▶ Given task
Restate the data exactly as given and keep the pictures out.

▶ Given material
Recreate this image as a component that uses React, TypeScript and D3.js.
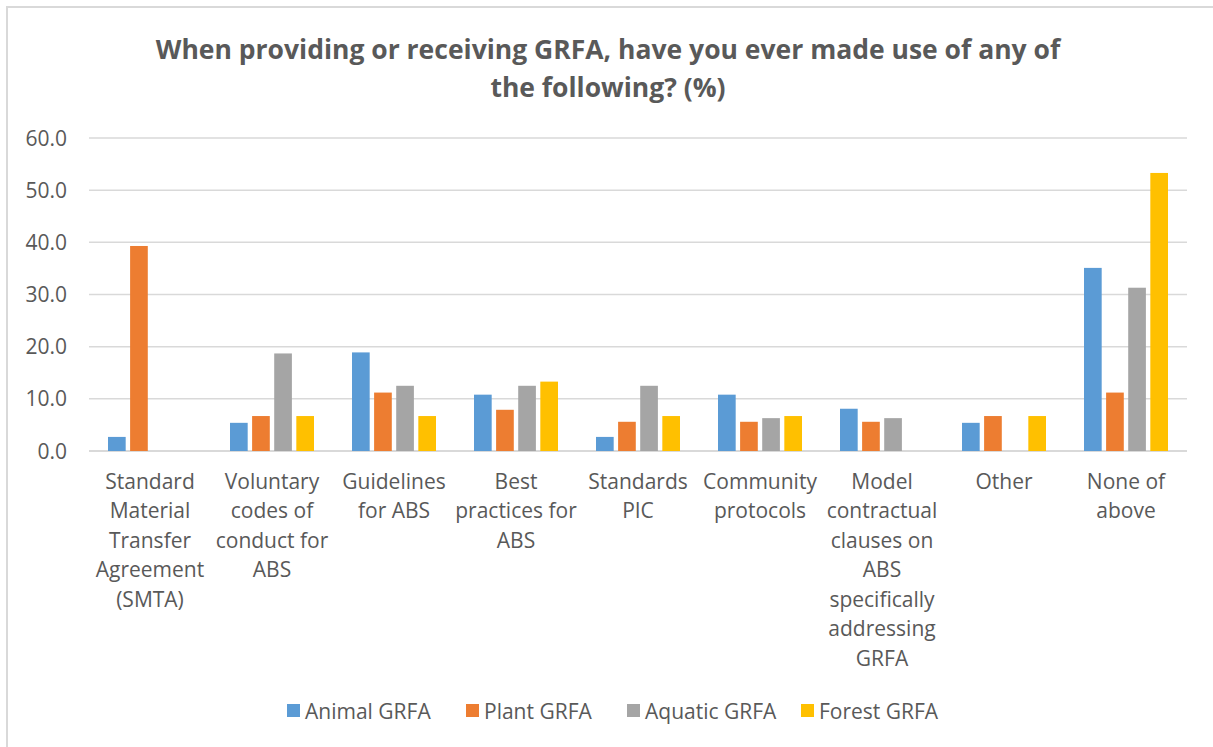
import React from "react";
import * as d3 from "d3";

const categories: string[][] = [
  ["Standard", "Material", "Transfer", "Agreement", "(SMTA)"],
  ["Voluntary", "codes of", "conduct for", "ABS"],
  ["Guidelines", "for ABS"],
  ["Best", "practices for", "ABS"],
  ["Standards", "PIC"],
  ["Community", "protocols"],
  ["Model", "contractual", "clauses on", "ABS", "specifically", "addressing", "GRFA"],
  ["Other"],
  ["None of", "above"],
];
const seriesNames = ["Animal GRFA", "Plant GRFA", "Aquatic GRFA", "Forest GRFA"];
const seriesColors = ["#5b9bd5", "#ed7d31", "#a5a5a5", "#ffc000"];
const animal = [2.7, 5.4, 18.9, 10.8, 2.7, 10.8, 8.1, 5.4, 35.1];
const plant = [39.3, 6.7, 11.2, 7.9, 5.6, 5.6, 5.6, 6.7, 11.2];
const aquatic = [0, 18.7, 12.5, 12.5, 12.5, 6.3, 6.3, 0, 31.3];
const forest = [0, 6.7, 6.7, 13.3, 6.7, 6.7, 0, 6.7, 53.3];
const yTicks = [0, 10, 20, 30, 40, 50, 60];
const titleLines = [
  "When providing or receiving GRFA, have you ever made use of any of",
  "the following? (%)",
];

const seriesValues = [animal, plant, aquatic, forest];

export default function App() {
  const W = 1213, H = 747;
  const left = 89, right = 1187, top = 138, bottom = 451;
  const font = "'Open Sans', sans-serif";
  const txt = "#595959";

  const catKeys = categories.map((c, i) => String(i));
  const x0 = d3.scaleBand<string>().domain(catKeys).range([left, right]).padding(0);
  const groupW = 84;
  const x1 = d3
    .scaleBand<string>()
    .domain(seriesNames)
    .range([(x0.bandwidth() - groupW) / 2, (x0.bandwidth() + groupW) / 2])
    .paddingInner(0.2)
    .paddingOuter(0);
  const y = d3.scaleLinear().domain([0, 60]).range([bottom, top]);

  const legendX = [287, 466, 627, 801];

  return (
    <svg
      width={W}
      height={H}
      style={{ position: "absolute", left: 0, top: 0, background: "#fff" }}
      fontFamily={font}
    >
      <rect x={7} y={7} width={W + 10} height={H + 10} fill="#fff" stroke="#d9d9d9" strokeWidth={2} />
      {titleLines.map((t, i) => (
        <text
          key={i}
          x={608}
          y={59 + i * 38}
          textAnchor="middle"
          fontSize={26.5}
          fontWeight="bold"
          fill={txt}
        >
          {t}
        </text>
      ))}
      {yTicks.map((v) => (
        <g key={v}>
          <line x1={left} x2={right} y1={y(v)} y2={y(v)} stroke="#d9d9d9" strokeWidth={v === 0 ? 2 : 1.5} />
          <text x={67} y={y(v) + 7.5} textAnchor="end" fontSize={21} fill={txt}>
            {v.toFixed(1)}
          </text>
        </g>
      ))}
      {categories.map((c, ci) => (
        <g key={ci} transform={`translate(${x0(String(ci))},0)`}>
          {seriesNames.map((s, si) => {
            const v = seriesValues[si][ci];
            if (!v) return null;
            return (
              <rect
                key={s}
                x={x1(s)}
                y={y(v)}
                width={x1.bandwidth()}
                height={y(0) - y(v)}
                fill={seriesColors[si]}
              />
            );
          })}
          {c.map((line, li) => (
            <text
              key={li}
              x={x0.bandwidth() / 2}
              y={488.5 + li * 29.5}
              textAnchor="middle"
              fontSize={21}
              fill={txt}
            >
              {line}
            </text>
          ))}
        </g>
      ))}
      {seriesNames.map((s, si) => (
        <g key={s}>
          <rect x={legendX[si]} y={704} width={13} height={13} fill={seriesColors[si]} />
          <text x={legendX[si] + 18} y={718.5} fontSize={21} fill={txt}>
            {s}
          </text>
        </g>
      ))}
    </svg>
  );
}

▶ Solution for this exercise
Recreate this image as a component that uses React, TypeScript and D3.js.
import React from "react";
import * as d3 from "d3";

const categories: string[][] = [
  ["Standard", "Material", "Transfer", "Agreement", "(SMTA)"],
  ["Voluntary", "codes of", "conduct for", "ABS"],
  ["Guidelines", "for ABS"],
  ["Best", "practices for", "ABS"],
  ["Standards", "PIC"],
  ["Community", "protocols"],
  ["Model", "contractual", "clauses on", "ABS", "specifically", "addressing", "GRFA"],
  ["Other"],
  ["None of", "above"],
];
const seriesNames = ["Animal GRFA", "Plant GRFA", "Aquatic GRFA", "Forest GRFA"];
const seriesColors = ["#5b9bd5", "#ed7d31", "#a5a5a5", "#ffc000"];
const animal = [2.7, 5.4, 18.9, 10.8, 2.7, 10.8, 8.1, 5.4, 35.1];
const plant = [39.3, 6.7, 11.2, 7.9, 5.6, 5.6, 5.6, 6.7, 11.2];
const aquatic = [0, 18.7, 12.5, 12.5, 12.5, 6.3, 6.3, 0, 31.3];
const forest = [0, 6.7, 6.7, 13.3, 6.7, 6.7, 0, 6.7, 53.3];
const yTicks = [0, 10, 20, 30, 40, 50, 60];
const titleLines = [
  "When providing or receiving GRFA, have you ever made use of any of",
  "the following? (%)",
];

const seriesValues = [animal, plant, aquatic, forest];

export default function App() {
  const W = 1213, H = 747;
  const left = 89, right = 1187, top = 138, bottom = 451;
  const font = "'Open Sans', sans-serif";
  const txt = "#595959";

  const catKeys = categories.map((c, i) => String(i));
  const x0 = d3.scaleBand<string>().domain(catKeys).range([left, right]).padding(0);
  const groupW = 84;
  const x1 = d3
    .scaleBand<string>()
    .domain(seriesNames)
    .range([(x0.bandwidth() - groupW) / 2, (x0.bandwidth() + groupW) / 2])
    .paddingInner(0.2)
    .paddingOuter(0);
  const y = d3.scaleLinear().domain([0, 60]).range([bottom, top]);

  const legendX = [287, 466, 627, 801];

  return (
    <svg
      width={W}
      height={H}
      style={{ position: "absolute", left: 0, top: 0, background: "#fff" }}
      fontFamily={font}
    >
      <rect x={7} y={7} width={W + 10} height={H + 10} fill="#fff" stroke="#d9d9d9" strokeWidth={2} />
      {titleLines.map((t, i) => (
        <text
          key={i}
          x={608}
          y={59 + i * 38}
          textAnchor="middle"
          fontSize={26.5}
          fontWeight="bold"
          fill={txt}
        >
          {t}
        </text>
      ))}
      {yTicks.map((v) => (
        <g key={v}>
          <line x1={left} x2={right} y1={y(v)} y2={y(v)} stroke="#d9d9d9" strokeWidth={v === 0 ? 2 : 1.5} />
          <text x={67} y={y(v) + 7.5} textAnchor="end" fontSize={21} fill={txt}>
            {v.toFixed(1)}
          </text>
        </g>
      ))}
      {categories.map((c, ci) => (
        <g key={ci} transform={`translate(${x0(String(ci))},0)`}>
          {seriesNames.map((s, si) => {
            const v = seriesValues[si][ci];
            if (!v) return null;
            return (
              <rect
                key={s}
                x={x1(s)}
                y={y(v)}
                width={x1.bandwidth()}
                height={y(0) - y(v)}
                fill={seriesColors[si]}
              />
            );
          })}
          {c.map((line, li) => (
            <text
              key={li}
              x={x0.bandwidth() / 2}
              y={488.5 + li * 29.5}
              textAnchor="middle"
              fontSize={21}
              fill={txt}
            >
              {line}
            </text>
          ))}
        </g>
      ))}
      {seriesNames.map((s, si) => (
        <g key={s}>
          <rect x={legendX[si]} y={704} width={13} height={13} fill={seriesColors[si]} />
          <text x={legendX[si] + 18} y={718.5} fontSize={21} fill={txt}>
            {s}
          </text>
        </g>
      ))}
    </svg>
  );
}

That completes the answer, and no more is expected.